Why Toddlers Develop Parent Preferences

Between 18 and 24 months, it's perfectly normal for toddlers to prefer one parent over the other. As toddlers develop a sense of self, they do so through careful observation and mirroring of those around them. Based on this idea, one theory about what's behind parent preferences, according to Dr. T. Berry Brazelton, MD, in Touchpoints: Birth to Three is that to fully absorb each parent—their language, facial expressions, preferences—a child can only focus on one at a time.

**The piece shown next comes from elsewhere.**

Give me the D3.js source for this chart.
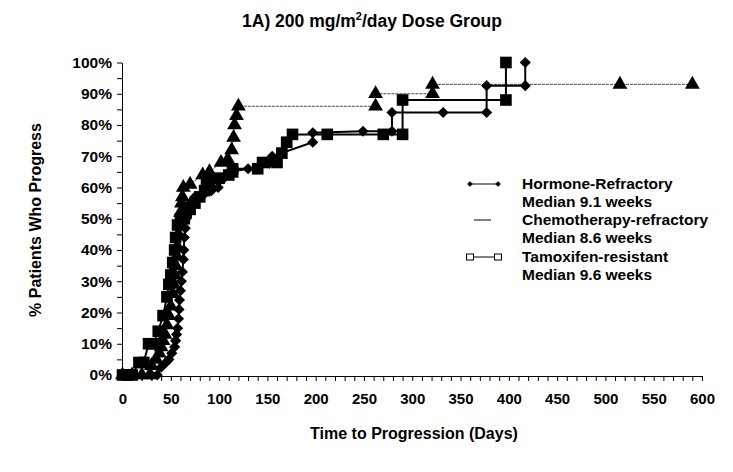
<!DOCTYPE html>
<html><head><meta charset="utf-8">
<script src="https://cdn.jsdelivr.net/npm/d3@7"></script>
<style>
body{margin:0;background:#fff}
svg{display:block}
text{font-family:"Liberation Sans",Arial,sans-serif;font-weight:bold;fill:#000}
</style>
</head><body>
<svg id="chart" width="733" height="472"></svg>
<script>
// ---- data ----
const hormoneDays=[0,10,20,30,36,40,45,48,51,54,55,56,57,58,58.5,59,60,61,62,63,63.5,64,65,66,68,70,75,85,92,99,105,112,130,152,155,197,197,249,279,279,332,377,377,417,417];
const hormonePct =[0,0,0,0,0,2.5,4,5,7,9,11,13,15,18,21,24,27,30,33,37,40,44,47,50,53,55,57,58,59,60,63,65,66,67.7,70,74.5,77.5,78,78,84,84,84,92.6,92.6,100];

const chemoDays=[0,10,20,28,30,35,38,40,42,44,46,48,50,52,53,54,55,56,57,58,59,60,61,62,63,70,83,90,102,109,113,115,116,118,120,262,262,321,321,515,590];
const chemoPct =[0,0,0,0,3,5,7,9,11,13,16,19,22,26,29,32,35,38,41,45,49,52,55,57,60,61,64,65,68,69,72,76,80,83,86,86,90,90,93,93,93];

const tamoxDays=[0,5,10,17,22,27,32,37,42,46,48,50,52,54,55,57,60,64,66,70,75,80,85,87,90,100,110,114,114,140,145,160,165,170,176,212,270,290,290,397,397];
const tamoxPct =[0,0,0,4,4,10,10,14,19,25,29,32,36,40,44,48,50,50,52,53,55,57,59,61,62,63,64,65,66,66,68,68,71,74.5,77,77,77,77,88,88,100];

const xTickValues=[0,50,100,150,200,250,300,350,400,450,500,550,600];
const yTickValues=[0,10,20,30,40,50,60,70,80,90,100];
const legendLabels=[["Hormone-Refractory","Median 9.1 weeks"],["Chemotherapy-refractory","Median 8.6 weeks"],["Tamoxifen-resistant","Median 9.6 weeks"]];

// ---- chart ----
const svg=d3.select("#chart");
const x=d3.scaleLinear().domain([0,600]).range([122.5,702]);
const y=d3.scaleLinear().domain([0,100]).range([375,62.5]);

// title
const title=svg.append("text").attr("x",372).attr("y",27).attr("text-anchor","middle").style("font-size","17.5px");
title.append("tspan").text("1A) 200 mg/m");
title.append("tspan").attr("dy",-7).style("font-size","11px").text("2");
title.append("tspan").attr("dy",7).text("/day Dose Group");

// axes
const xAxis=d3.axisBottom(x).tickValues(d3.range(0,601,10)).tickSize(5).tickSizeOuter(0)
  .tickFormat(d=>xTickValues.includes(d)?d:"");
const gx=svg.append("g").attr("transform","translate(0,376)").call(xAxis);
gx.selectAll("text").style("font-size","15px").attr("dy","1.35em");
const yAxis=d3.axisLeft(y).tickValues(d3.range(0,101,5)).tickSize(5).tickSizeOuter(0)
  .tickFormat(d=>yTickValues.includes(d)?d+"%":"");
const gy=svg.append("g").attr("transform","translate(122,0)").call(yAxis);
gy.selectAll("text").style("font-size","15.5px").attr("x",-10);
svg.selectAll(".domain,.tick line").attr("stroke","#000").attr("stroke-width",1);

svg.append("text").attr("x",414).attr("y",439).attr("text-anchor","middle").style("font-size","16px").text("Time to Progression (Days)");
svg.append("text").attr("transform","translate(41,220) rotate(-90)").attr("text-anchor","middle").style("font-size","16px").text("% Patients Who Progress");

// series
function pts(days,pct){return days.map((d,i)=>[d,pct[i]]);}
const line=d3.line().x(d=>x(d[0])).y(d=>y(d[1]));
const hormone=pts(hormoneDays,hormonePct), chemo=pts(chemoDays,chemoPct), tamox=pts(tamoxDays,tamoxPct);

svg.append("path").attr("d",line(chemo)).attr("fill","none").attr("stroke","#444").attr("stroke-width",1).attr("stroke-dasharray","3,1");
svg.append("path").attr("d",line(hormone)).attr("fill","none").attr("stroke","#000").attr("stroke-width",2);
svg.append("path").attr("d",line(tamox)).attr("fill","none").attr("stroke","#000").attr("stroke-width",2);

const sym=(type,size)=>d3.symbol().type(type).size(size);
svg.append("g").selectAll("path").data(chemo).join("path")
  .attr("transform",d=>`translate(${x(d[0])},${y(d[1])})`).attr("d",sym(d3.symbolTriangle,95)).attr("fill","#000");
svg.append("g").selectAll("path").data(hormone).join("path")
  .attr("transform",d=>`translate(${x(d[0])},${y(d[1])}) rotate(45)`).attr("d",d3.symbol().type(d3.symbolSquare).size(62)).attr("fill","#000");
svg.append("g").selectAll("path").data(tamox).join("path")
  .attr("transform",d=>`translate(${x(d[0])},${y(d[1])})`).attr("d",sym(d3.symbolSquare,135)).attr("fill","#000");

// legend
const lg=svg.append("g");
const rows=[184,220,257];
legendLabels.forEach((lab,i)=>{
  lg.append("text").attr("x",522).attr("y",rows[i]+5).style("font-size","15.5px").text(lab[0]);
  lg.append("text").attr("x",522).attr("y",rows[i]+23).style("font-size","15.5px").text(lab[1]);
});
lg.append("line").attr("x1",470).attr("x2",498).attr("y1",rows[0]).attr("y2",rows[0]).attr("stroke","#000").attr("stroke-width",1);
[470,498].forEach(cx=>lg.append("path").attr("transform",`translate(${cx},${rows[0]}) rotate(45)`).attr("d",d3.symbol().type(d3.symbolSquare).size(16)).attr("fill","#000"));
lg.append("line").attr("x1",474).attr("x2",491).attr("y1",rows[1]).attr("y2",rows[1]).attr("stroke","#000").attr("stroke-width",1);
lg.append("line").attr("x1",470).attr("x2",498).attr("y1",rows[2]).attr("y2",rows[2]).attr("stroke","#000").attr("stroke-width",1);
[470,498].forEach(cx=>lg.append("rect").attr("x",cx-3.5).attr("y",rows[2]-3).attr("width",7).attr("height",6).attr("fill","#fff").attr("stroke","#000").attr("stroke-width",1));
</script>
</body></html>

"It comes out of children both having strong sense of self and some power. Some of it is preference and some of it is control," says Tovah P. Klein, PhD, director of the Barnard College Center for Toddler Development. "Parents feel really hurt and rejected, but it's a great sign the child is waking up saying, 'I'm my own person, I can make my own choices,'" says Klein.

What to Do

Be patient. This behavior tends to last a few months, and then your toddler may switch her allegiance to the other parent. Try not to take it personally, and keep showing that you love her (though the desire to sulk may be strong). "Give the message 'We both love you even if you want the other of us.' [Toddlers are] still looking to the adults to keep the roles and security for them," says Klein. Share your feelings with your partner—and empathize if the tides turn.

"Parents should act as a team and keep it light," says Klein. So if your child says she wants only Daddy to help her get dressed, Klein suggests saying, "Sure, Dad can put on your clothes. I still love you." That way, you're "not giving in to their power but letting them know they have a choice," says Klein.

Keep in Mind

Whether your toddler is playing favorites or not, sharing special one-on-one activities with each parent is a great way to nurture your always-developing relationship. Consider setting a routine activity that only you and your toddler (and likewise, your partner and your toddler) do together: Look at fish at the pet store, hunt for worms after a rainfall, etc. That way, if you do get the cold shoulder from your toddler, you might still be able to count on this treasured time together.